Richard Koshalek's selection builds on a Hirshhorn tradition of recruiting experienced, proven and visionary directors. Seasoned museum pros such as James Demetrion led the museum to achieve great programs and collection building - both of which Richard has in his distinguished museum history.. Paul Schimmel

Koshalek got into trouble at Art Center by being a mouthpiece for solidly progressive ideas, but a producer of disappointingly small and average results. That's it, pure and simple -- his hype sounded great but it didn't yield much of a return on investment. Any of you who were under the impression that it had done so, were misled. Art Center is a place where practically every-other person is a big talent and a visionary and where people are judged by what they produce, not by what they boast. Over the nine years of his stewardship, Koshalek's list of failures-to-launch finally became too much for the students, faculty, staff, and trustees to bear, and patience ran out. He was in over his head at Art Center, but that doesn't mean he cannot once again find his stride back in the museum world.

My observation from afar seems to observe crass elitism and narcissism. It's a 6 figure education for potential work that barely pays 5 figures a year for most artists. Even most of the instructors at Art Center get paid less then 50k a year. How is anybody suppose to pay for a 120k student loan from a school that won't even pay its instructors enouph, that it expects to be totally dedicated to its students? We're working very hard for a lot less then what our parents did.
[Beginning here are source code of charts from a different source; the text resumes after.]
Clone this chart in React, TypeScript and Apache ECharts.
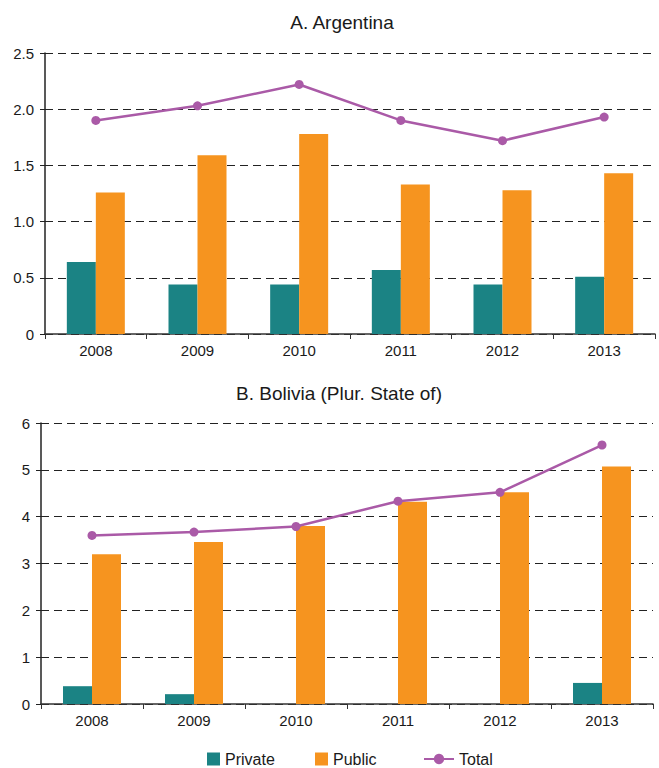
import React, { useEffect, useRef } from "react";
import * as echarts from "echarts";

const years = ["2008", "2009", "2010", "2011", "2012", "2013"];

const argPrivate = [0.64, 0.44, 0.44, 0.57, 0.44, 0.51];
const argPublic = [1.26, 1.59, 1.78, 1.33, 1.28, 1.43];
const argTotal = [1.9, 2.03, 2.22, 1.9, 1.72, 1.93];

const bolPrivate = [0.38, 0.21, 0, 0, 0, 0.45];
const bolPublic = [3.2, 3.46, 3.8, 4.32, 4.52, 5.07];
const bolTotal = [3.6, 3.67, 3.79, 4.33, 4.52, 5.53];

const titles = ["A. Argentina", "B. Bolivia (Plur. State of)"];

const TEAL = "#1b8384";
const ORANGE = "#f6941f";
const PURPLE = "#aa5aa7";
const FONT = "Liberation Sans, Arial, sans-serif";
const TEXT = "#1a1a1a";

export default function App() {
  const ref = useRef<HTMLDivElement>(null);
  useEffect(() => {
    if (!ref.current) return;
    const chart = echarts.init(ref.current, null, { renderer: "svg" });

    const yAxisCommon = (idx: number, max: number, interval: number, dec: number) => ({
      type: "value",
      gridIndex: idx,
      min: 0,
      max,
      interval,
      axisLine: { show: true, lineStyle: { color: "#222", width: 1.5 } },
      axisTick: { show: true, length: 5, lineStyle: { color: "#222" } },
      axisLabel: {
        margin: 11,
        fontSize: 15,
        fontFamily: FONT,
        color: TEXT,
        formatter: (v: number) => (v === 0 ? "0" : v.toFixed(dec)),
      },
      splitLine: {
        show: true,
        lineStyle: { color: "#222", type: [8, 5], width: 1 },
      },
    });

    const xAxisCommon = (idx: number) => ({
      type: "category",
      gridIndex: idx,
      data: years,
      axisLine: { show: true, lineStyle: { color: "#333", width: 1.5 } },
      axisTick: { show: true, length: 5, inside: false, lineStyle: { color: "#333" } },
      axisLabel: { margin: 9, fontSize: 15, fontFamily: FONT, color: TEXT },
      splitLine: { show: false },
    });

    const barSeries = (name: string, data: number[], color: string, idx: number) => ({
      name,
      type: "bar",
      xAxisIndex: idx,
      yAxisIndex: idx,
      data,
      barWidth: 29,
      barGap: "0%",
      itemStyle: { color },
    });

    const lineSeries = (data: number[], idx: number) => ({
      name: "Total",
      type: "line",
      xAxisIndex: idx,
      yAxisIndex: idx,
      data,
      symbol: "circle",
      symbolSize: 9,
      lineStyle: { color: PURPLE, width: 2.5 },
      itemStyle: { color: PURPLE },
      z: 5,
    });

    const legendText = { fontSize: 16, fontFamily: FONT, color: TEXT };

    chart.setOption({
      animation: false,
      backgroundColor: "#fff",
      title: [
        {
          text: titles[0],
          left: 337,
          top: 8,
          textAlign: "center",
          textStyle: { fontSize: 19, fontWeight: "normal", fontFamily: FONT, color: TEXT },
        },
        {
          text: titles[1],
          left: 334,
          top: 379,
          textAlign: "center",
          textStyle: { fontSize: 19, fontWeight: "normal", fontFamily: FONT, color: TEXT },
        },
      ],
      legend: [
        {
          data: ["Private"],
          left: 207,
          top: 751,
          icon: "rect",
          itemWidth: 13,
          itemHeight: 13,
          itemGap: 5,
          textStyle: legendText,
          padding: 0,
        },
        {
          data: ["Public"],
          left: 315,
          top: 751,
          icon: "rect",
          itemWidth: 13,
          itemHeight: 13,
          textStyle: legendText,
          padding: 0,
        },
        {
          data: ["Total"],
          left: 423,
          top: 751,
          itemWidth: 30,
          itemHeight: 13,
          textStyle: legendText,
          padding: 0,
        },
      ],
      grid: [
        { left: 45, right: 4, top: 53, height: 281 },
        { left: 41, right: 6, top: 423, height: 281 },
      ],
      xAxis: [xAxisCommon(0), xAxisCommon(1)],
      yAxis: [yAxisCommon(0, 2.5, 0.5, 1), yAxisCommon(1, 6, 1, 0)],
      series: [
        barSeries("Private", argPrivate, TEAL, 0),
        barSeries("Public", argPublic, ORANGE, 0),
        lineSeries(argTotal, 0),
        barSeries("Private", bolPrivate, TEAL, 1),
        barSeries("Public", bolPublic, ORANGE, 1),
        lineSeries(bolTotal, 1),
      ],
    });
    return () => chart.dispose();
  }, []);

  return (
    <div
      ref={ref}
      style={{ position: "fixed", left: 0, top: 0, width: 659, height: 768, background: "#fff" }}
    />
  );
}
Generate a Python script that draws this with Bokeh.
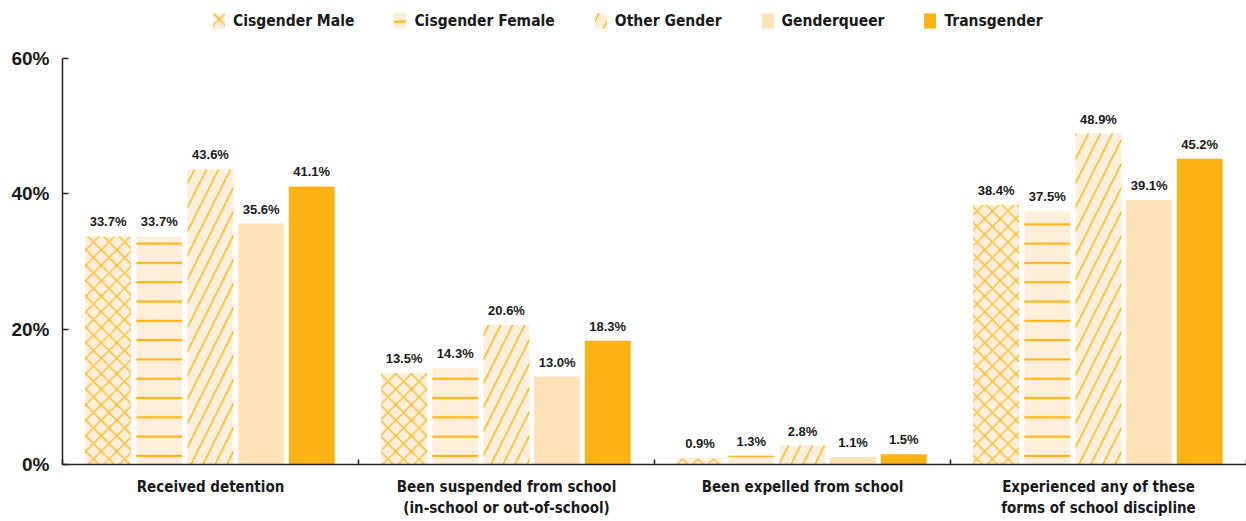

Koshalek and his predecessor Brown were running Art Center like the Banking system in the United States was before it crashed in 2008. You just have a few executives using a corporation as its cash cow, with no collateral to back up its promises and loans, and expecting the rest of us to flip the bill. Not only is it fiscally bankrupt, but it's morally bankrupt too.

The economy is a bust. Next to the one you love, people think a lot about money.